Exorcising the demons of Trinidad and Tobago

One of the barriers Dludlu’s team must break is to register their first win in the global showpiece. Bantwana’s class of 2010, led by coach Solly Luvhengo, was humbled in Trinidad and Tobago, when the side conceded 17 goals in three matches, losing 3-1 to South Korea, 10-1 to Germany and 4-0 to Mexico. Jermaine Seoposenwe, who is now a key figure in the senior women’s national team, scored Bantwana’s two consolation goals.

Bantwana of 2018 were the first team to arrive in Uruguay to get used to the conditions and play a few friendlies before the tournament kicks off. They feel more equipped than their counterparts in 2010, even though their match against Botswana in December last year, in the first round of the qualifiers, was their first as a collective, with most of the players tasting international football for the first time. But they grew in composure and self-belief during their qualifying matches, securing their place in the World Cup with a 6-1 aggregate win over Morocco in Spain.

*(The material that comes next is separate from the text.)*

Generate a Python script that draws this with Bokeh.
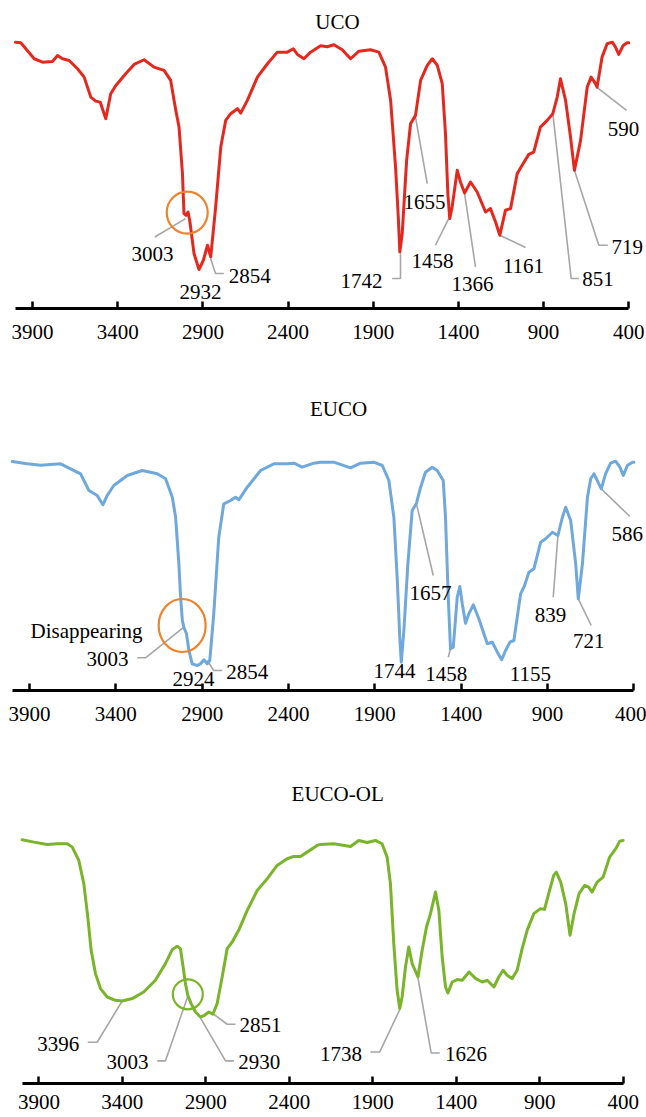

Dludlu’s best trait as a coach is probably how she manages her players. There’s a strong emphasis on education and unity. She jokes, dances and even celebrates with her players when they score. She has walked the path her players are on. She knows the pitfalls they need to avoid to stay in the game. But she doesn’t yet know what it’s like to play at a World Cup.

“Sometimes what you’re working towards might not pay off now, but later on in life it does. This is the reward of the hard work I put in as a player … It gives me great pleasure that even though I didn’t qualify for the World Cup as a player, I have done so as a coach. Qualifying with the team as a coach is also fulfilling because now I am wiser [than the] young woman I was at Banyana Banyana.”